青海湖流域地处东亚季风区、西北干旱区和青藏高原高寒区的交汇地带，降水时空分布及水汽来源具有复杂性和独特性。全面系统的研究其降水同位素特征及水汽来源是探索该流域水循环过程的前提。本项目以青海湖流域为研究区，在流域内均匀布设大气降水接收点，通过对比分析流域内与流域周边大气降水同位素的地理效应及氘盈余在时间和空间上的变化规律，结合同期流域上空气流的HYSPLIT后向轨迹模拟，揭示青海湖流域大气降水来源及水汽输送过程。在青海湖湖面布设气象监测仪器，结合同位素分馏模型和Craig-Gordon水体蒸发模型，获取湖水蒸发水汽的氢氧同位素及氘盈余值，同时采集湖面上空大气水汽样品进行氢氧同位素测定，进而根据地表水体蒸发对当地大气水汽贡献的估算理论，估算青海湖蒸发水汽对流域大气水汽的贡献率。为定量分析青海湖流域水资源变化和青海湖水位下降的原因等提供科学依据，为流域生态建设中水资源预测与调控提供科学指导。

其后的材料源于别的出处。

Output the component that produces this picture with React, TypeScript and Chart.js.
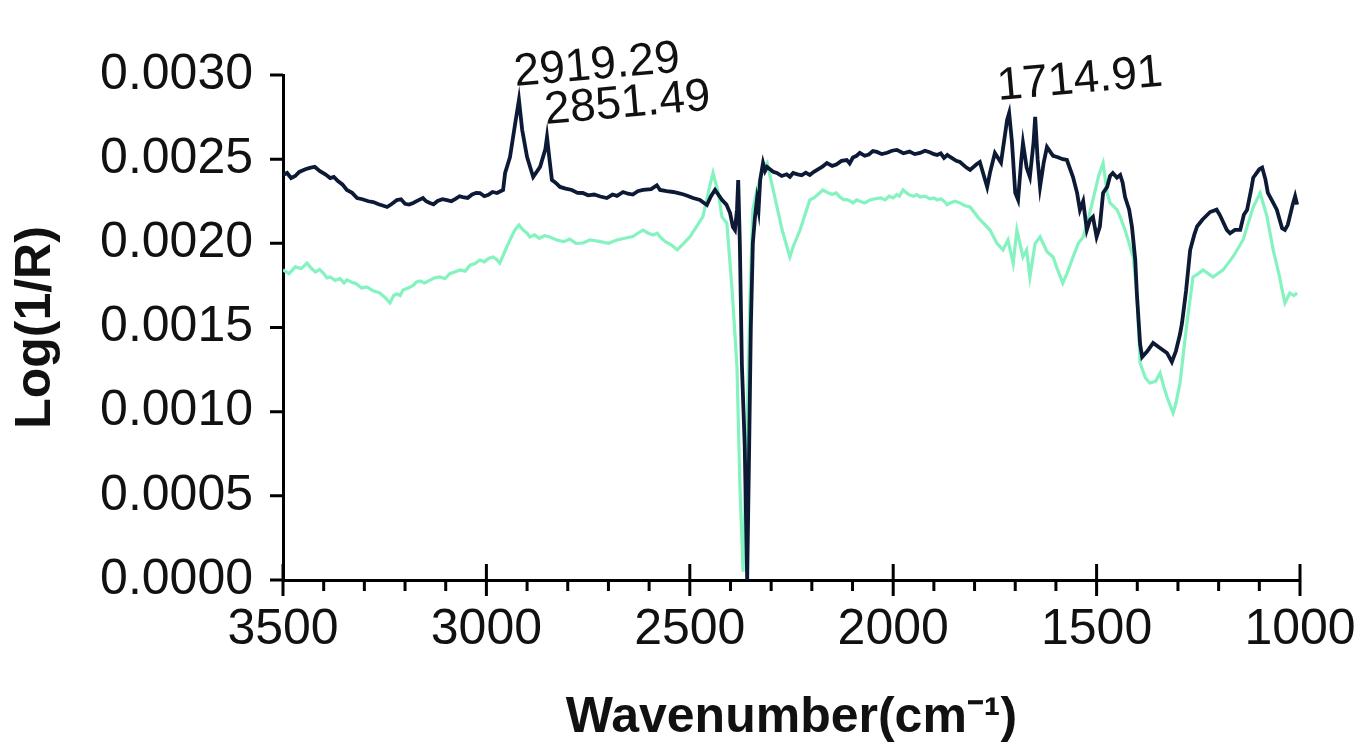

青海湖流域地处东亚季风区、西北干旱区和青藏高原高寒区的交汇地带，降水时空分布及水汽来源具有复杂性和独特性。全面系统的研究其降水同位素特征及水汽来源是探索该流域水循环过程的前提。本项目以青海湖流域为研究区，在流域内均匀布设14处大气降水接收点，通过测试分析各点降水同位素数据，获取了青海湖流域大气降水线（LMWL）为：δ2H = 7.86 δ18O + 15.01；根据各采集点降水中δ18O与高程（海拔）和距青海湖距离的关系，获得青海湖流域大气降水同位素的高程效应和“湖泊效应”，高程效应为：δ18O = -0.002 Alt – 1.025，湖泊效应为：δ18O = -0.0116 Dis – 7.65，表明地形及湖陆分布对流域的降水影响较大。通过对比分析流域内与流域周边大气降水同位素（香港、长沙、拉萨、乌鲁木齐、张掖、兰州）的地理效应及氘盈余在时间和空间上的变化规律，结合同期流域上空气流的HYSPLIT后向轨迹模拟，揭示了青海湖流域大气降水来源及水汽输送过程。结果显示，在6-8月份，青海湖流域水汽受控于东亚季风；9月-翌年5月受控于西风；东亚季风和西风交替于6月和9月份；印度季风（西南季风）因唐古拉山阻挡无法到达青海湖。同时，青海湖流域降水中氘盈余d值在4-10月份明显高于长沙、兰州、乌鲁木齐和张掖，加之流域降水δ18O湖泊效应显著，说明：青海湖水面蒸发水汽与流域大气水汽混合形成降水，且蒸发水汽对流域降水的贡献不可忽视。进一步通过对比分析上风向输入水汽与流域内降水同位素及氘盈余的时空分布差异，运用氘盈余的二元混合模型，计算了青海湖湖面蒸发对流域降水的贡献率。在月尺度上，青海湖水面蒸发对流域降水的贡献率变化在3.03%~37.93%之间，夏季较高（8月份为37.93%）。结合每月降水量，计算得青海湖蒸发对降水的年贡献率为23.42%，约为 90.54 mm/year。进而说明，青藏高原上有1500多个湖泊，总面积超过44993km2，高原内湖泊水面蒸发对局地大气水汽的贡献量很大，不可忽视。以上结论可为定量分析青海湖流域水资源变化和青海湖水位下降的原因等提供了科学依据，为流域生态建设中水资源预测与调控提供科学指导。. 在项目的支持下已发表SCI论文6篇。